Hongkong: Low Awareness Of Alcohol-Cancer Link And Rampant Binge Alcohol Consumption Culture
When asked what illnesses were most closely related to alcohol use, Hongkong citizens named liver disease, heart disease and high blood pressure as the top three. Fewer than 30% named cancer. At the same time, almost half of the Hongkongers who consumed alcohol between August and November 2018 did so in the form of binge alcohol intake at least once, according to a survey by a cancer awareness group.
The Hong Kong Anti-Cancer Society polled 1,019 people and found only 2% were aware that drinking could increase the risk of breast cancer the most common form of the disease among women in the city.
The findings were released on Sunday just days after a ban came into effect on Hongkongers under 18 years of age buying alcohol in shops.
Some 698 survey respondents said they had consumed alcohol in the prior three months. Forty-five per cent of these people had been binge drinking at least once in that period.
Alcohol and cancer, binge alcohol intake highly risky
The study showed that some 77% were aware that alcohol use could increase the risk of liver cancer, and 54% knew of the link with stomach cancer. But only 2% made a connection with breast cancer. And 40% of Hongkongers wrongly believed that taking up drinking at an early age could help the body adapt to alcohol and lower their cancer risk.

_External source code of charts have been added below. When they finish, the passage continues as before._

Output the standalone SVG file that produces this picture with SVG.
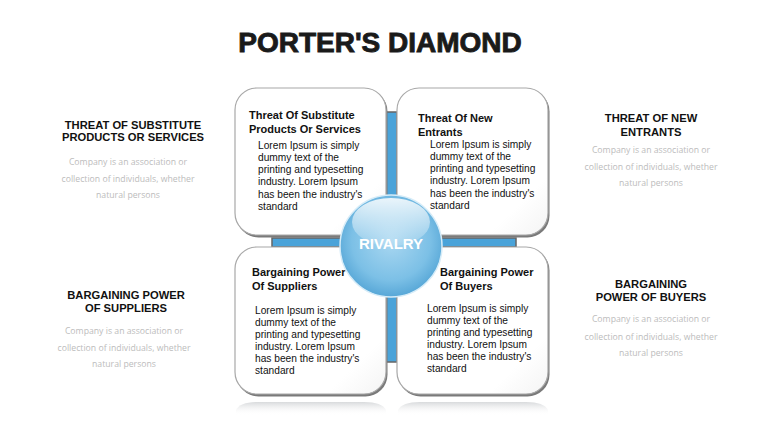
<svg xmlns="http://www.w3.org/2000/svg" width="760" height="428" viewBox="0 0 760 428">
<defs>
<radialGradient id="ball" cx="0.5" cy="0.45" r="0.55">
<stop offset="0" stop-color="#a9d7f1"/>
<stop offset="0.7" stop-color="#7cc0e6"/>
<stop offset="1" stop-color="#57a7d7"/>
</radialGradient>
<linearGradient id="hl" x1="0" y1="0" x2="0" y2="1">
<stop offset="0" stop-color="#ffffff" stop-opacity="0.85"/>
<stop offset="1" stop-color="#ffffff" stop-opacity="0.1"/>
</linearGradient>
<linearGradient id="refl" x1="0" y1="0" x2="0" y2="1">
<stop offset="0" stop-color="#d8dadc"/>
<stop offset="1" stop-color="#ffffff" stop-opacity="0"/>
</linearGradient>
<linearGradient id="boxfill" x1="0" y1="0" x2="1" y2="1">
<stop offset="0" stop-color="#ffffff"/>
<stop offset="0.8" stop-color="#ffffff"/>
<stop offset="1" stop-color="#f4f4f4"/>
</linearGradient>
</defs>
<style>
.title{font-family:"Liberation Sans",Arial,sans-serif;font-weight:bold;font-size:28px;fill:#1a1a1a;stroke:#1a1a1a;stroke-width:0.9}
.sh{font-family:"Liberation Sans",Arial,sans-serif;font-weight:bold;font-size:11.2px;fill:#111;text-anchor:middle}
.sg{font-family:"Open Sans","Liberation Sans",sans-serif;font-size:8.7px;fill:#bcbcbc;text-anchor:middle}
.bh{font-family:"Liberation Sans",Arial,sans-serif;font-weight:bold;font-size:11px;fill:#111}
.bb{font-family:"Liberation Sans",Arial,sans-serif;font-size:10.2px;fill:#111}
.box{fill:url(#boxfill);stroke:#a8a8a8;stroke-width:1.2}
.shadow{fill:#7a7a7a}
.bar{fill:#4aa3d9;stroke:#666;stroke-width:1.5}
.rv{font-family:"Liberation Sans",Arial,sans-serif;font-weight:bold;font-size:15px;fill:#fff;text-anchor:middle}
</style>
<rect width="760" height="428" fill="#fff"/>
<text class="title" x="380" y="52" text-anchor="middle">PORTER'S DIAMOND</text>

<g id="connectors">
<rect class="bar" x="386" y="112" width="11" height="250"/>
<rect class="bar" x="272" y="238" width="244" height="9"/>
</g>

<g id="reflections">
<path d="M236,415 L236,410 Q240,402 258,402 L364,402 Q382,402 386,410 L386,415 Z" fill="url(#refl)"/>
<path d="M398,415 L398,410 Q402,402 420,402 L526,402 Q544,402 548,410 L548,415 Z" fill="url(#refl)"/>
</g>

<g id="box-tl">
<rect class="shadow" x="236.5" y="89.5" width="151" height="148" rx="22"/>
<rect class="box" x="235" y="88" width="151" height="147" rx="22"/>
<text class="bh" x="249" y="119">Threat Of Substitute</text>
<text class="bh" x="249" y="133">Products Or Services</text>
<text class="bb"><tspan x="258" y="149">Lorem Ipsum is simply</tspan><tspan x="258" y="161">dummy text of the</tspan><tspan x="258" y="173">printing and typesetting</tspan><tspan x="258" y="185">industry. Lorem Ipsum</tspan><tspan x="258" y="198">has been the industry's</tspan><tspan x="258" y="210">standard</tspan></text>
</g>

<g id="box-tr">
<rect class="shadow" x="398.5" y="89.5" width="151" height="148" rx="22"/>
<rect class="box" x="397" y="88" width="151" height="147" rx="22"/>
<text class="bh" x="418" y="122">Threat Of New</text>
<text class="bh" x="418" y="136">Entrants</text>
<text class="bb"><tspan x="430" y="148">Lorem Ipsum is simply</tspan><tspan x="430" y="160">dummy text of the</tspan><tspan x="430" y="172">printing and typesetting</tspan><tspan x="430" y="184">industry. Lorem Ipsum</tspan><tspan x="430" y="197">has been the industry's</tspan><tspan x="430" y="209">standard</tspan></text>
</g>

<g id="box-bl">
<rect class="shadow" x="236.5" y="248.5" width="151" height="148" rx="22"/>
<rect class="box" x="235" y="247" width="151" height="147" rx="22"/>
<text class="bh" x="252" y="276">Bargaining Power</text>
<text class="bh" x="252" y="290">Of Suppliers</text>
<text class="bb"><tspan x="255" y="314">Lorem Ipsum is simply</tspan><tspan x="255" y="326">dummy text of the</tspan><tspan x="255" y="338">printing and typesetting</tspan><tspan x="255" y="350">industry. Lorem Ipsum</tspan><tspan x="255" y="362">has been the industry's</tspan><tspan x="255" y="374">standard</tspan></text>
</g>

<g id="box-br">
<rect class="shadow" x="398.5" y="248.5" width="151" height="148" rx="22"/>
<rect class="box" x="397" y="247" width="151" height="147" rx="22"/>
<text class="bh" x="440" y="276">Bargaining Power</text>
<text class="bh" x="440" y="290">Of Buyers</text>
<text class="bb"><tspan x="427" y="312">Lorem Ipsum is simply</tspan><tspan x="427" y="324">dummy text of the</tspan><tspan x="427" y="336">printing and typesetting</tspan><tspan x="427" y="348">industry. Lorem Ipsum</tspan><tspan x="427" y="360">has been the industry's</tspan><tspan x="427" y="372">standard</tspan></text>
</g>

<g id="rivalry">
<circle cx="391" cy="246" r="51" fill="url(#ball)" stroke="#d6ecf8" stroke-width="1.5"/>
<ellipse cx="391" cy="222" rx="39" ry="24" fill="url(#hl)"/>
<text class="rv" x="391" y="249">RIVALRY</text>
</g>

<g id="side-tl">
<text class="sh" x="133" y="129">THREAT OF SUBSTITUTE</text>
<text class="sh" x="133" y="141">PRODUCTS OR SERVICES</text>
<text class="sg" x="128" y="165">Company is an association or</text>
<text class="sg" x="128" y="182">collection of individuals, whether</text>
<text class="sg" x="128" y="198">natural persons</text>
</g>

<g id="side-tr">
<text class="sh" x="651" y="122">THREAT OF NEW</text>
<text class="sh" x="651" y="136">ENTRANTS</text>
<text class="sg" x="651" y="153">Company is an association or</text>
<text class="sg" x="651" y="170">collection of individuals, whether</text>
<text class="sg" x="651" y="186">natural persons</text>
</g>

<g id="side-bl">
<text class="sh" x="126" y="299">BARGAINING POWER</text>
<text class="sh" x="126" y="312">OF SUPPLIERS</text>
<text class="sg" x="124" y="334">Company is an association or</text>
<text class="sg" x="124" y="351">collection of individuals, whether</text>
<text class="sg" x="124" y="367">natural persons</text>
</g>

<g id="side-br">
<text class="sh" x="651" y="288">BARGAINING</text>
<text class="sh" x="651" y="301">POWER OF BUYERS</text>
<text class="sg" x="651" y="322">Company is an association or</text>
<text class="sg" x="651" y="340">collection of individuals, whether</text>
<text class="sg" x="651" y="356">natural persons</text>
</g>
</svg>
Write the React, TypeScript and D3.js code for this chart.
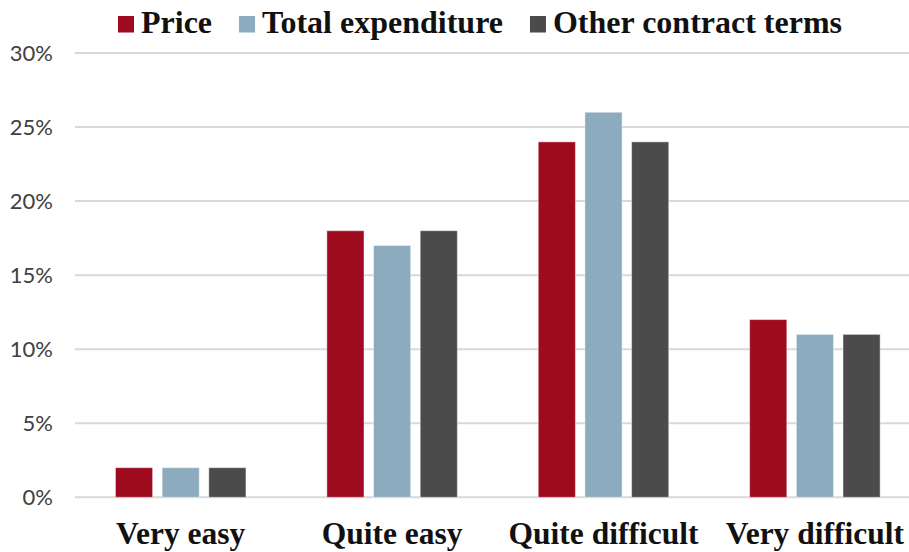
import React from "react";
import * as d3 from "d3";

// Share of respondents by perceived difficulty
const categories = ["Very easy", "Quite easy", "Quite difficult", "Very difficult"];
const seriesNames = ["Price", "Total expenditure", "Other contract terms"];
const priceValues = [0.02, 0.18, 0.24, 0.12];
const totalExpenditureValues = [0.02, 0.17, 0.26, 0.11];
const otherTermsValues = [0.02, 0.18, 0.24, 0.11];
const yTicks = [0, 0.05, 0.1, 0.15, 0.2, 0.25, 0.3];

const seriesColors = ["#9E0B1F", "#8CABBE", "#4B4B4B"];
const seriesValues = [priceValues, totalExpenditureValues, otherTermsValues];

const W = 909;
const H = 552;
const plotLeft = 75;
const bandWidth = 211.4;
const y0 = 497.3;
const yTop = 53;

const serifFont = "'Liberation Serif', 'Times New Roman', serif";
const sansFont = "Lato, 'Open Sans', sans-serif";

function measure(text: string, font: string): number {
  const canvas = document.createElement("canvas");
  const ctx = canvas.getContext("2d");
  if (!ctx) return text.length * 14;
  ctx.font = font;
  return ctx.measureText(text).width;
}

export default function App() {
  const x = d3
    .scaleBand<string>()
    .domain(categories)
    .range([plotLeft, plotLeft + bandWidth * categories.length])
    .paddingInner(0)
    .paddingOuter(0);

  const xInner = d3
    .scaleBand<string>()
    .domain(seriesNames)
    .range([-65.25, 65.25])
    .paddingInner(0.204)
    .paddingOuter(0);

  const y = d3.scaleLinear().domain([0, 0.3]).range([y0, yTop]);
  const fmt = d3.format(".0%");

  // legend layout: square, gap, label, spacing
  const legendFontSize = 32;
  const legendFont = `bold ${legendFontSize}px 'Liberation Serif'`;
  let cursor = 118;
  const legendItems = seriesNames.map((name, i) => {
    const sx = cursor;
    const tx = sx + 23;
    const tw = measure(name, legendFont);
    cursor = tx + tw + 27;
    return { name, color: seriesColors[i], sx, tx };
  });

  return (
    <svg
      width={W}
      height={H}
      style={{ position: "absolute", left: 0, top: 0, background: "#fff" }}
    >
      {/* gridlines */}
      {yTicks.map((t) => (
        <line
          key={`g${t}`}
          x1={plotLeft}
          x2={W}
          y1={y(t)}
          y2={y(t)}
          stroke="#D9D9D9"
          strokeWidth={2}
        />
      ))}

      {/* y tick labels */}
      {yTicks.map((t) => (
        <text
          key={`t${t}`}
          x={53}
          y={y(t) + 8}
          textAnchor="end"
          fontFamily={sansFont}
          fontSize={22}
          fill="#404040"
        >
          {fmt(t)}
        </text>
      ))}

      {/* bars */}
      {categories.map((c, ci) => {
        const cx = (x(c) ?? 0) + x.bandwidth() / 2;
        return (
          <g key={c}>
            {seriesNames.map((s, si) => {
              const v = seriesValues[si][ci];
              return (
                <rect
                  key={s}
                  x={cx + (xInner(s) ?? 0)}
                  y={y(v)}
                  width={xInner.bandwidth()}
                  height={y(0) - y(v)}
                  fill={seriesColors[si]}
                  stroke="rgba(255,255,255,0.45)"
                  strokeWidth={1}
                />
              );
            })}
          </g>
        );
      })}

      {/* category labels */}
      {categories.map((c) => (
        <text
          key={`c${c}`}
          x={(x(c) ?? 0) + x.bandwidth() / 2}
          y={543.5}
          textAnchor="middle"
          fontFamily={serifFont}
          fontWeight="bold"
          fontSize={31.5}
          fill="#111"
        >
          {c}
        </text>
      ))}

      {/* legend */}
      {legendItems.map((it) => (
        <g key={it.name}>
          <rect x={it.sx} y={16} width={16} height={16.5} fill={it.color} />
          <text
            x={it.tx}
            y={33.3}
            fontFamily={serifFont}
            fontWeight="bold"
            fontSize={legendFontSize}
            fill="#111"
          >
            {it.name}
          </text>
        </g>
      ))}
    </svg>
  );
}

According to data from the World Cancer Research Fund, alcohol heightens the risk of at least six types of the disease, including liver, colorectal, breast and stomach.
A Danish study published in 2007 showed binge alcohol intake could increase the chance of developing breast cancer by 55 per cent when compared with the consumption of one drink.
In September 2018, The Lancet published a landmark scientific study showing that “no level of alcohol consumption improves health”.
Reduce, quit, abstain
Dr Rico Liu King-yin, chairman of the Hong Kong Anti-Cancer Society education subcommittee advised Hongkongers who use alcohol to reduce their intake, and those without the habit to abstain from alcohol altogether.